# Set task:
Working from the data below, reproduce exactly the lines starting at the one that holds "Emit a Python" and ending at the one that holds "from matplotlib.transforms import". Pictures are excluded.

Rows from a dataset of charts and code

--- Start ---

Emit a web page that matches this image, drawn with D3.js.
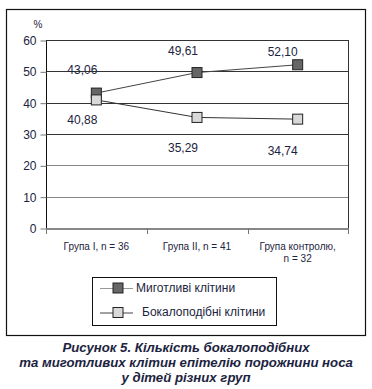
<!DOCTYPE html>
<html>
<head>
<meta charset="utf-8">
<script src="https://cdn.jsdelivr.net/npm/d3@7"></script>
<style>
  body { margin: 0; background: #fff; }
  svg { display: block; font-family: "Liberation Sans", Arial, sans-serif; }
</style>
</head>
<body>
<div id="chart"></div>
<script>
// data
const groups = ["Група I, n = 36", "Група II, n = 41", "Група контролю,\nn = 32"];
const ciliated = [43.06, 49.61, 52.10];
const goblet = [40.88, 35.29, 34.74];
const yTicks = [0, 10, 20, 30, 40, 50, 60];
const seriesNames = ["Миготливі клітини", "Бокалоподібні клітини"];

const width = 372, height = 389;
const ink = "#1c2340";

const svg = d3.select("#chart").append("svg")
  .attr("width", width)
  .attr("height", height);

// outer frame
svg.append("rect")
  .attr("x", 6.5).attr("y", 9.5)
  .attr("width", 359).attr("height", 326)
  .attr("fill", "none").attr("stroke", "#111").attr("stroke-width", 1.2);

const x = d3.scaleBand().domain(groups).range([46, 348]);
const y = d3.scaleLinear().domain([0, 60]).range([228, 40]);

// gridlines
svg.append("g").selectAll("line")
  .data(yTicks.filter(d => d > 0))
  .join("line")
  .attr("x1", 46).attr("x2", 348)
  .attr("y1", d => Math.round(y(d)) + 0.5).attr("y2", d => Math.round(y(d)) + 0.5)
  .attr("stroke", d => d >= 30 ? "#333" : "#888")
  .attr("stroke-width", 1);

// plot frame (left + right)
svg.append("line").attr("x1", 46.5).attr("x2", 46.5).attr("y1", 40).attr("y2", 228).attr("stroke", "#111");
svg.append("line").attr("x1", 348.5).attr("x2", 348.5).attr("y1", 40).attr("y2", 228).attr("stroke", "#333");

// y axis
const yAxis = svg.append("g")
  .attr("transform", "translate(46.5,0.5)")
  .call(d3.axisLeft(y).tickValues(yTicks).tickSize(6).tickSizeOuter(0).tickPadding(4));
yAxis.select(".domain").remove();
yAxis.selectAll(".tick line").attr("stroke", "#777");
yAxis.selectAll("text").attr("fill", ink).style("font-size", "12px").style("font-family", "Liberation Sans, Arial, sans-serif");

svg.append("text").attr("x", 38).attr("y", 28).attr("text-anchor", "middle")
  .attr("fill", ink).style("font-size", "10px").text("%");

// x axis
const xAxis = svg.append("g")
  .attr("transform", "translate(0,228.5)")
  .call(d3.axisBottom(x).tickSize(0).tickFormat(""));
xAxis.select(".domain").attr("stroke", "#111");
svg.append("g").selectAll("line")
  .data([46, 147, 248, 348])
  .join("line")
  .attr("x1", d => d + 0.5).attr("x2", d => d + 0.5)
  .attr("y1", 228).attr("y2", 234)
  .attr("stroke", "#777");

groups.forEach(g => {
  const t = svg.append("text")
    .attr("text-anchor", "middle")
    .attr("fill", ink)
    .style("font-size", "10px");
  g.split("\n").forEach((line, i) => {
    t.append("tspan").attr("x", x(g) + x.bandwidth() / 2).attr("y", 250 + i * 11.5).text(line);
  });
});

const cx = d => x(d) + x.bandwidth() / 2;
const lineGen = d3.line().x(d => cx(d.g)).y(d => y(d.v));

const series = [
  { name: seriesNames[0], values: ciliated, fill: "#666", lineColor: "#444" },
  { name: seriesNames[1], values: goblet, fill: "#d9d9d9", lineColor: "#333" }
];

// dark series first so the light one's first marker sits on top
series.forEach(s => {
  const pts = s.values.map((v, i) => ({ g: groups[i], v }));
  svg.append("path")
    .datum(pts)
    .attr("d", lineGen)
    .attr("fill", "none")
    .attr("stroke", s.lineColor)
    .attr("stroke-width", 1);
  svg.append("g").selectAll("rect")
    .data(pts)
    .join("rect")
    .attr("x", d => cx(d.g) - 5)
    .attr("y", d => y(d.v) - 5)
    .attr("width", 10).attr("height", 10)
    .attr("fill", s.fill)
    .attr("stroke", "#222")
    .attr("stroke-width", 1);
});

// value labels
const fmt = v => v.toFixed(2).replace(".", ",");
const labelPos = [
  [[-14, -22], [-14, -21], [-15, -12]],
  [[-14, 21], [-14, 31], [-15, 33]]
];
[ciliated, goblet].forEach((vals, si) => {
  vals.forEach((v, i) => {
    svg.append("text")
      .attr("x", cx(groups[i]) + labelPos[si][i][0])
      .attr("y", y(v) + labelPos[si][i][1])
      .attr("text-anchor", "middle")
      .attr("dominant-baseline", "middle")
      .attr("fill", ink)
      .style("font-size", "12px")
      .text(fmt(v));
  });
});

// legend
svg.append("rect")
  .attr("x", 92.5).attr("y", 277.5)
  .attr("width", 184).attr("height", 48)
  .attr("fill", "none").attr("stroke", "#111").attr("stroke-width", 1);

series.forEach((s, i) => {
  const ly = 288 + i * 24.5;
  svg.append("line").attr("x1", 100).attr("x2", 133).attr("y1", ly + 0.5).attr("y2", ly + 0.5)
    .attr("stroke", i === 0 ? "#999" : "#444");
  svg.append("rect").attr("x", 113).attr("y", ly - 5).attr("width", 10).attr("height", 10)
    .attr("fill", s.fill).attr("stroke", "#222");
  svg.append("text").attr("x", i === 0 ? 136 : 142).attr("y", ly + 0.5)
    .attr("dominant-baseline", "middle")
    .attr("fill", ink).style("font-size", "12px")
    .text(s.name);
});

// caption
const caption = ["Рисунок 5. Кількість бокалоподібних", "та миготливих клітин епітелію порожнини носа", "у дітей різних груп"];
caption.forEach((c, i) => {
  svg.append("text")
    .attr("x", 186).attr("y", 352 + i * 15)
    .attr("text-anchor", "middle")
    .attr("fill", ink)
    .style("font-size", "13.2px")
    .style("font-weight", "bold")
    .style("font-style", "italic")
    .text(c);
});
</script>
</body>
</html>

--- End ---
--- Start ---

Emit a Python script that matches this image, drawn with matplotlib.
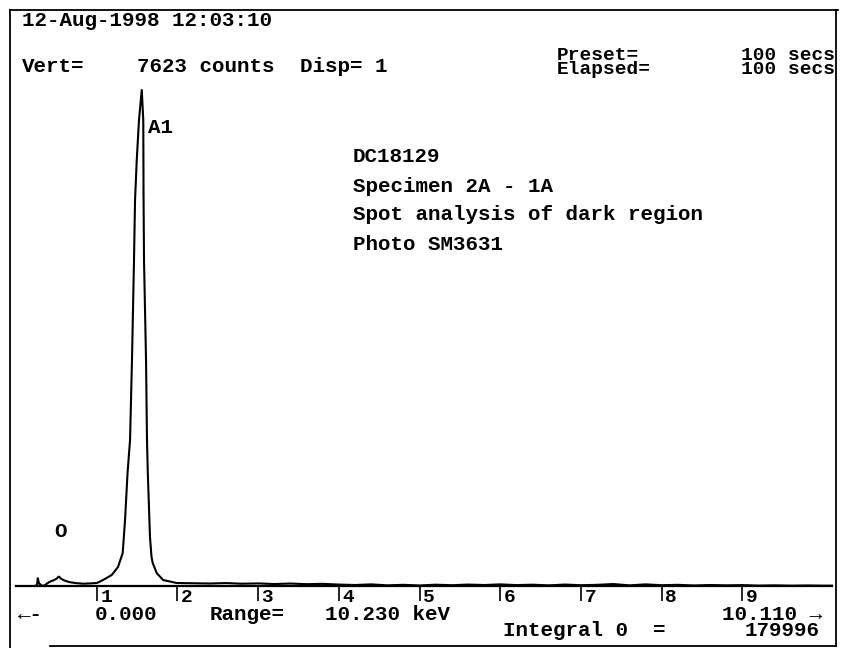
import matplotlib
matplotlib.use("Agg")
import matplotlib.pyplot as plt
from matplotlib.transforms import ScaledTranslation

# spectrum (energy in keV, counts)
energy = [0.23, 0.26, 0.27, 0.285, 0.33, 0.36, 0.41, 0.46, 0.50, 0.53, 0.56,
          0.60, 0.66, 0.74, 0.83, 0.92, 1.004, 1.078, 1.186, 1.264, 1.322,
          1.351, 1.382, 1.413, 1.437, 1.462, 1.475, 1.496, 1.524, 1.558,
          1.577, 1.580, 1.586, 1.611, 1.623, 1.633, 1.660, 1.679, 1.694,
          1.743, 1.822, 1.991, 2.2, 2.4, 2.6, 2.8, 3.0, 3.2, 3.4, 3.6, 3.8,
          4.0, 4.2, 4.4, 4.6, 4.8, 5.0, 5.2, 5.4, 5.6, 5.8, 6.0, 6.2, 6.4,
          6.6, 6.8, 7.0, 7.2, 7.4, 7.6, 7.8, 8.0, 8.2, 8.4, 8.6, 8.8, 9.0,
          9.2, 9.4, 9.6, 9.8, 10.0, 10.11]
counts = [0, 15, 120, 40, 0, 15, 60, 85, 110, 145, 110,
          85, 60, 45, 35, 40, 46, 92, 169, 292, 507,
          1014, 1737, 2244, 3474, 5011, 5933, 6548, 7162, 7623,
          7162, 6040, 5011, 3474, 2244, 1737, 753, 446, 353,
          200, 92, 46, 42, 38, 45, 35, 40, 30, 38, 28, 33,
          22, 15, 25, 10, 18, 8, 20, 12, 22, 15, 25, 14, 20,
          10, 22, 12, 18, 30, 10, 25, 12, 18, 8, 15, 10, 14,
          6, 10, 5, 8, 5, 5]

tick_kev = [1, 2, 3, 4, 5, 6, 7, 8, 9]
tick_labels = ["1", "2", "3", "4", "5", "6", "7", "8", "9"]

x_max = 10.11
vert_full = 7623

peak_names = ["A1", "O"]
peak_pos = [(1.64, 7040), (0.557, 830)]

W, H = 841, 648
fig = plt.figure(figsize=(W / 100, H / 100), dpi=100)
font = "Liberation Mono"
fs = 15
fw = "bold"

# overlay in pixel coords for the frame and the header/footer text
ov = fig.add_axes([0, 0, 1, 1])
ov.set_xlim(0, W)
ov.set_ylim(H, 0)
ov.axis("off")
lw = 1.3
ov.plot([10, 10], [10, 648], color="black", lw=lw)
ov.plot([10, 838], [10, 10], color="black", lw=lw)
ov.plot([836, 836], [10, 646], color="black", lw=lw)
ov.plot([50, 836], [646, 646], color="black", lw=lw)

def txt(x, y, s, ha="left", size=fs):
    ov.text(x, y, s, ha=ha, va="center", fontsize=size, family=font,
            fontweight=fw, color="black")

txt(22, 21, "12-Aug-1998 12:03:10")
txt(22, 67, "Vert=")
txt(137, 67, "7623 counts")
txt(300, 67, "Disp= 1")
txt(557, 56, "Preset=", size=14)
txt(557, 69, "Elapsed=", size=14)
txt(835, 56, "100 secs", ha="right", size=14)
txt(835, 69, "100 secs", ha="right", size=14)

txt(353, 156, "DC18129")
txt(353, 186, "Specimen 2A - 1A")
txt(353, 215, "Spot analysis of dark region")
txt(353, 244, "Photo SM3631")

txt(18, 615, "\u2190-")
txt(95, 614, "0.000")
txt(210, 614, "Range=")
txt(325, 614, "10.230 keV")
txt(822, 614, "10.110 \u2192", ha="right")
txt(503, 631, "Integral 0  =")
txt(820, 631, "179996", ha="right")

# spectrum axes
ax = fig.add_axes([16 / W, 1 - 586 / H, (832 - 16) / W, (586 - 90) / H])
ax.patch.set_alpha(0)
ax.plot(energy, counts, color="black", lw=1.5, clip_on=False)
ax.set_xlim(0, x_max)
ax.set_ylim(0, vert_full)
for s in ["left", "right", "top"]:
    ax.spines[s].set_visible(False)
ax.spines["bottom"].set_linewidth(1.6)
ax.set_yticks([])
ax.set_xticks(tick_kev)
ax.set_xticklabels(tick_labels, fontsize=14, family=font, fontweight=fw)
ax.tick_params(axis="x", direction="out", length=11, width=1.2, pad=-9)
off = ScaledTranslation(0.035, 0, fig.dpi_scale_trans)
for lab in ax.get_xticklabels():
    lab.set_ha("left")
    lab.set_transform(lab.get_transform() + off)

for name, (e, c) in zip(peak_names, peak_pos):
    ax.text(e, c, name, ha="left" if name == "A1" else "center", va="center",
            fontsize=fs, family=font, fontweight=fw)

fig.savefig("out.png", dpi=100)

--- End ---

# Final answer:
Emit a Python script that matches this image, drawn with matplotlib.
import matplotlib
matplotlib.use("Agg")
import matplotlib.pyplot as plt
from matplotlib.transforms import ScaledTranslation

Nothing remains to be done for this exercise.